- **Requirements**: Reproduce the listing exactly, with no pictures in your copy.

Start of Data provided

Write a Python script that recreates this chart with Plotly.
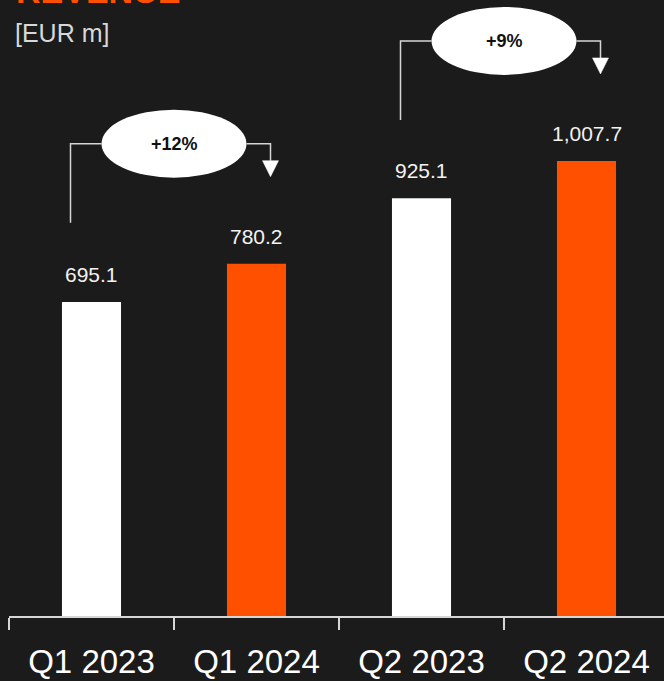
import plotly.graph_objects as go

categories = ["Q1 2023", "Q1 2024", "Q2 2023", "Q2 2024"]
revenue = [695.1, 780.2, 925.1, 1007.7]
value_labels = ["695.1", "780.2", "925.1", "1,007.7"]
bar_colors = ["#ffffff", "#ff5000", "#ffffff", "#ff5000"]
# growth comparisons: (from index, to index, label)
growth_pairs = [(0, 1, "+12%"), (2, 3, "+9%")]

BG = "#1b1b1b"
LINE = "#d6d6d6"
PX_PER_UNIT = 0.4516  # pixels per EUR m on the y axis
PLOT_H = 616
Y_MAX = PLOT_H / PX_PER_UNIT
CAT_PX = 165
LEFT = 9
PLOT_W = 664 - LEFT


def u(px):
    return px / PX_PER_UNIT


def cx(px):
    return px / CAT_PX


fig = go.Figure()
fig.add_trace(go.Bar(
    x=categories, y=revenue, width=0.358,
    marker=dict(color=bar_colors, line=dict(width=0)),
    hoverinfo="skip",
))

annotations = []
shapes = []
for i, (v, t) in enumerate(zip(revenue, value_labels)):
    annotations.append(dict(
        x=i, y=v, xref="x", yref="y", text=t, showarrow=False,
        yanchor="bottom", yshift=14,
        font=dict(family="Liberation Sans, Arial", size=21, color="#f2f2f2"),
    ))

for a, b, lab in growth_pairs:
    ybr = max(revenue[a], revenue[b]) + u(120)
    xl = a - cx(21)
    xr = b + cx(14)
    xm = (a + b) / 2
    ew = cx(145) / 2
    eh = u(68) / 2
    shapes.append(dict(type="path", xref="x", yref="y",
                       path=f"M {xl},{ybr - u(79)} L {xl},{ybr} L {xm - ew},{ybr}",
                       line=dict(color=LINE, width=1.5)))
    shapes.append(dict(type="path", xref="x", yref="y",
                       path=f"M {xm + ew},{ybr} L {xr},{ybr} L {xr},{ybr - u(17)}",
                       line=dict(color=LINE, width=1.5)))
    tw = cx(8)
    shapes.append(dict(type="path", xref="x", yref="y",
                       path=f"M {xr - tw},{ybr - u(17)} L {xr + tw},{ybr - u(17)} L {xr},{ybr - u(33)} Z",
                       fillcolor="#ffffff", line=dict(color="#ffffff", width=0.5)))
    shapes.append(dict(type="circle", xref="x", yref="y",
                       x0=xm - ew, x1=xm + ew, y0=ybr - eh, y1=ybr + eh,
                       fillcolor="#ffffff", line=dict(color="#ffffff", width=0)))
    annotations.append(dict(
        x=xm, y=ybr, xref="x", yref="y", text=f"<b>{lab}</b>", showarrow=False,
        font=dict(family="Liberation Sans, Arial", size=18, color="#111111"),
    ))

annotations.append(dict(
    x=5 / PLOT_W, y=1 + 9 / PLOT_H, xref="paper", yref="paper",
    text="<b>REVENUE</b>", showarrow=False, xanchor="left", yanchor="middle",
    font=dict(family="Liberation Sans, Arial", size=34, color="#ff5000"),
))
annotations.append(dict(
    x=4 / PLOT_W, y=1 - 33 / PLOT_H, xref="paper", yref="paper",
    text="[EUR m]", showarrow=False, xanchor="left", yanchor="middle",
    font=dict(family="Liberation Sans, Arial", size=25, color="#d8d8d8"),
))

fig.update_layout(
    width=664, height=681,
    margin=dict(l=LEFT, r=0, t=0, b=65),
    paper_bgcolor=BG, plot_bgcolor=BG,
    showlegend=False,
    shapes=shapes,
    annotations=annotations,
    xaxis=dict(
        type="category", range=[-0.5, -0.5 + PLOT_W / CAT_PX],
        showline=True, linecolor=LINE, linewidth=2,
        ticks="outside", tickson="boundaries", ticklen=12, tickwidth=2, tickcolor=LINE,
        showgrid=False, zeroline=False,
        tickfont=dict(family="Liberation Sans, Arial", size=33, color="#ffffff"),
        ticklabelstandoff=15,
    ),
    yaxis=dict(range=[0, Y_MAX], visible=False, showgrid=False, zeroline=False),
)

fig.write_html("out.html")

End of Data provided

- **In response**:
Write a Python script that recreates this chart with Plotly.
import plotly.graph_objects as go

categories = ["Q1 2023", "Q1 2024", "Q2 2023", "Q2 2024"]
revenue = [695.1, 780.2, 925.1, 1007.7]
value_labels = ["695.1", "780.2", "925.1", "1,007.7"]
bar_colors = ["#ffffff", "#ff5000", "#ffffff", "#ff5000"]
# growth comparisons: (from index, to index, label)
growth_pairs = [(0, 1, "+12%"), (2, 3, "+9%")]

BG = "#1b1b1b"
LINE = "#d6d6d6"
PX_PER_UNIT = 0.4516  # pixels per EUR m on the y axis
PLOT_H = 616
Y_MAX = PLOT_H / PX_PER_UNIT
CAT_PX = 165
LEFT = 9
PLOT_W = 664 - LEFT


def u(px):
    return px / PX_PER_UNIT


def cx(px):
    return px / CAT_PX


fig = go.Figure()
fig.add_trace(go.Bar(
    x=categories, y=revenue, width=0.358,
    marker=dict(color=bar_colors, line=dict(width=0)),
    hoverinfo="skip",
))

annotations = []
shapes = []
for i, (v, t) in enumerate(zip(revenue, value_labels)):
    annotations.append(dict(
        x=i, y=v, xref="x", yref="y", text=t, showarrow=False,
        yanchor="bottom", yshift=14,
        font=dict(family="Liberation Sans, Arial", size=21, color="#f2f2f2"),
    ))

for a, b, lab in growth_pairs:
    ybr = max(revenue[a], revenue[b]) + u(120)
    xl = a - cx(21)
    xr = b + cx(14)
    xm = (a + b) / 2
    ew = cx(145) / 2
    eh = u(68) / 2
    shapes.append(dict(type="path", xref="x", yref="y",
                       path=f"M {xl},{ybr - u(79)} L {xl},{ybr} L {xm - ew},{ybr}",
                       line=dict(color=LINE, width=1.5)))
    shapes.append(dict(type="path", xref="x", yref="y",
                       path=f"M {xm + ew},{ybr} L {xr},{ybr} L {xr},{ybr - u(17)}",
                       line=dict(color=LINE, width=1.5)))
    tw = cx(8)
    shapes.append(dict(type="path", xref="x", yref="y",
                       path=f"M {xr - tw},{ybr - u(17)} L {xr + tw},{ybr - u(17)} L {xr},{ybr - u(33)} Z",
                       fillcolor="#ffffff", line=dict(color="#ffffff", width=0.5)))
    shapes.append(dict(type="circle", xref="x", yref="y",
                       x0=xm - ew, x1=xm + ew, y0=ybr - eh, y1=ybr + eh,
                       fillcolor="#ffffff", line=dict(color="#ffffff", width=0)))
    annotations.append(dict(
        x=xm, y=ybr, xref="x", yref="y", text=f"<b>{lab}</b>", showarrow=False,
        font=dict(family="Liberation Sans, Arial", size=18, color="#111111"),
    ))

annotations.append(dict(
    x=5 / PLOT_W, y=1 + 9 / PLOT_H, xref="paper", yref="paper",
    text="<b>REVENUE</b>", showarrow=False, xanchor="left", yanchor="middle",
    font=dict(family="Liberation Sans, Arial", size=34, color="#ff5000"),
))
annotations.append(dict(
    x=4 / PLOT_W, y=1 - 33 / PLOT_H, xref="paper", yref="paper",
    text="[EUR m]", showarrow=False, xanchor="left", yanchor="middle",
    font=dict(family="Liberation Sans, Arial", size=25, color="#d8d8d8"),
))

fig.update_layout(
    width=664, height=681,
    margin=dict(l=LEFT, r=0, t=0, b=65),
    paper_bgcolor=BG, plot_bgcolor=BG,
    showlegend=False,
    shapes=shapes,
    annotations=annotations,
    xaxis=dict(
        type="category", range=[-0.5, -0.5 + PLOT_W / CAT_PX],
        showline=True, linecolor=LINE, linewidth=2,
        ticks="outside", tickson="boundaries", ticklen=12, tickwidth=2, tickcolor=LINE,
        showgrid=False, zeroline=False,
        tickfont=dict(family="Liberation Sans, Arial", size=33, color="#ffffff"),
        ticklabelstandoff=15,
    ),
    yaxis=dict(range=[0, Y_MAX], visible=False, showgrid=False, zeroline=False),
)

fig.write_html("out.html")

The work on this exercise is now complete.